House floor votes: online data; math and science teachers; work force reductions. Without much debate, House members quickly and unanimously cleared three education bills Tuesday afternoon.
SB 1055 requires school districts to post budgets, master agreements and expenses online. SB 1092 restores extra funding for math and science teachers in the wake of the Students Come First repeal.
Under the math and science teachers bill, the state will send $4.85 million to school districts and public charter schools to pay for additional teachers to meet increased math and science graduation requirements.
House Bill 261 requires that employee seniority no longer be the only factor considered by boards of trustees when they reduce staff due to budget or enrollment changes.
That bill has moved quickly through the House, having just passed the House Education Committee on Monday morning. It next heads to the Senate, where the committee hearing process starts over.

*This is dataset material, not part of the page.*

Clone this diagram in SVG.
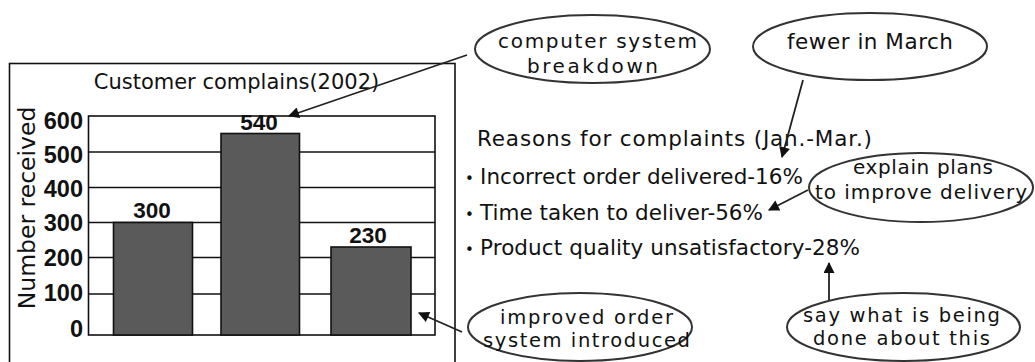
<svg xmlns="http://www.w3.org/2000/svg" width="1035" height="362" viewBox="0 0 1035 362">
<style>
.t{font-family:"DejaVu Sans",sans-serif;fill:#111}
.b{font-family:"Liberation Sans",Arial,sans-serif;font-weight:bold;fill:#111}
.el{fill:#fff;stroke:#333;stroke-width:2}
.grid{stroke:#111;stroke-width:1.6}
.bar{fill:#5a5a5a;stroke:#111;stroke-width:1.6}
.con{stroke:#222;stroke-width:1.8;fill:none;marker-end:url(#ah)}
</style>
<defs>
<marker id="ah" viewBox="0 0 10 10" refX="9" refY="5" markerUnits="userSpaceOnUse" markerWidth="15" markerHeight="11" orient="auto">
<path d="M0,0 L10,5 L0,10 z" fill="#111"/>
</marker>
</defs>
<rect width="1035" height="362" fill="#fff"/>

<g id="chart">
<rect x="9.5" y="63.5" width="445.5" height="310" fill="none" stroke="#111" stroke-width="1.6"/>
<text class="t" x="236.5" y="89" font-size="21" text-anchor="middle">Customer complains(2002)</text>
<text class="t" x="35" y="208" font-size="23.5" text-anchor="middle" transform="rotate(-90 35 208)">Number received</text>
<rect x="88.5" y="116" width="346.5" height="219" fill="#fff" stroke="#111" stroke-width="1.6"/>
<line class="grid" x1="88.5" y1="152" x2="435" y2="152"/>
<line class="grid" x1="88.5" y1="187.5" x2="435" y2="187.5"/>
<line class="grid" x1="88.5" y1="222.5" x2="435" y2="222.5"/>
<line class="grid" x1="88.5" y1="257.5" x2="435" y2="257.5"/>
<line class="grid" x1="88.5" y1="294" x2="435" y2="294"/>
<g class="b" font-size="23.5" text-anchor="end">
<text x="83" y="128.5">600</text>
<text x="83" y="162.5">500</text>
<text x="83" y="196.5">400</text>
<text x="83" y="230.5">300</text>
<text x="83" y="265.5">200</text>
<text x="83" y="300.5">100</text>
<text x="83" y="336.5">0</text>
</g>
<rect class="bar" x="113.5" y="222.5" width="79" height="112.5"/>
<rect class="bar" x="221" y="133.5" width="78.5" height="201.5"/>
<rect class="bar" x="331" y="247" width="80" height="88"/>
<g class="b" font-size="22.5" text-anchor="middle">
<text x="152" y="218">300</text>
<text x="259" y="130">540</text>
<text x="368" y="243">230</text>
</g>
</g>

<g id="reasons" class="t" font-size="21.5">
<text x="477" y="146" textLength="395" lengthAdjust="spacing">Reasons for complaints (Jan.-Mar.)</text>
<text x="465" y="184"><tspan font-size="15">•</tspan><tspan x="480" textLength="323" lengthAdjust="spacing">Incorrect order delivered-16%</tspan></text>
<text x="465" y="220"><tspan font-size="15">•</tspan><tspan x="480" textLength="283" lengthAdjust="spacing">Time taken to deliver-56%</tspan></text>
<text x="465" y="255"><tspan font-size="15">•</tspan><tspan x="480" textLength="380" lengthAdjust="spacing">Product quality unsatisfactory-28%</tspan></text>
</g>

<g id="connectors">
<line class="con" x1="467" y1="55" x2="289" y2="116"/>
<line class="con" x1="803" y1="80" x2="782" y2="157"/>
<line class="con" x1="808" y1="190" x2="769" y2="210"/>
<line class="con" x1="829" y1="302" x2="829" y2="263"/>
<line class="con" x1="462" y1="332" x2="419" y2="313"/>
</g>

<g id="n-computer">
<ellipse class="el" cx="592.5" cy="49" rx="117.5" ry="34"/>
<text class="t" x="498" y="48" font-size="20" textLength="199" lengthAdjust="spacing">computer system</text>
<text class="t" x="527" y="73" font-size="20" textLength="131" lengthAdjust="spacing">breakdown</text>
</g>
<g id="n-fewer">
<ellipse class="el" cx="870" cy="46.5" rx="117" ry="33.5"/>
<text class="t" x="787" y="49" font-size="21.5" textLength="166" lengthAdjust="spacing">fewer in March</text>
</g>
<g id="n-explain">
<ellipse class="el" cx="921" cy="187.5" rx="112" ry="34.5"/>
<text class="t" x="853" y="174" font-size="20" textLength="140" lengthAdjust="spacing">explain plans</text>
<text class="t" x="815" y="199" font-size="20" textLength="212" lengthAdjust="spacing">to improve delivery</text>
</g>
<g id="n-improved">
<ellipse class="el" cx="580" cy="327" rx="112" ry="34"/>
<text class="t" x="500" y="324" font-size="19.5" textLength="173" lengthAdjust="spacing">improved order</text>
<text class="t" x="483" y="347" font-size="19.5" textLength="207" lengthAdjust="spacing">system introduced</text>
</g>
<g id="n-say">
<ellipse class="el" cx="903.5" cy="327" rx="116.5" ry="34"/>
<text class="t" x="803" y="322" font-size="19.5" textLength="197" lengthAdjust="spacing">say what is being</text>
<text class="t" x="813" y="345" font-size="19.5" textLength="177" lengthAdjust="spacing">done about this</text>
</g>
</svg>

Charter schools. Two controversial charter schools bills remain on hold: House Bill 206, which would award charter schools $1.4 million for building stipends; and House Bill 221, which would allow universities and nonprofits to authorize charter schools, and collect authorizing fees from the state. The bills were pulled from the Senate Education Committee agenda, at the sponsor’s request, and are scheduled to return Monday.
Teacher salary grid. Also on hold in Senate Education is House Bill 205, a $4 million measure to unfreeze the state’s teacher salary grid. The grid was frozen with the Students Come First repeal. Senate Education Vice Chairman Dean Mortimer — a Joint Finance-Appropriations Committee member and Idaho Falls Republican — said he wants to hold the bill to make sure the $4 million fits with the rest of the school budget. A hearing is planned for Monday.
Teacher contracts. Over objections from the Idaho Education Association, Senate Education approved House Bill 224 which clarifies that 2012-13 teacher contracts are governed by laws that existed when the contracts were signed. The IEA called it an attempt to reinstate elements of Students Come First. After the party-line committee vote, HB 224 heads to the Senate floor. If it passes the Senate, it goes to Otter.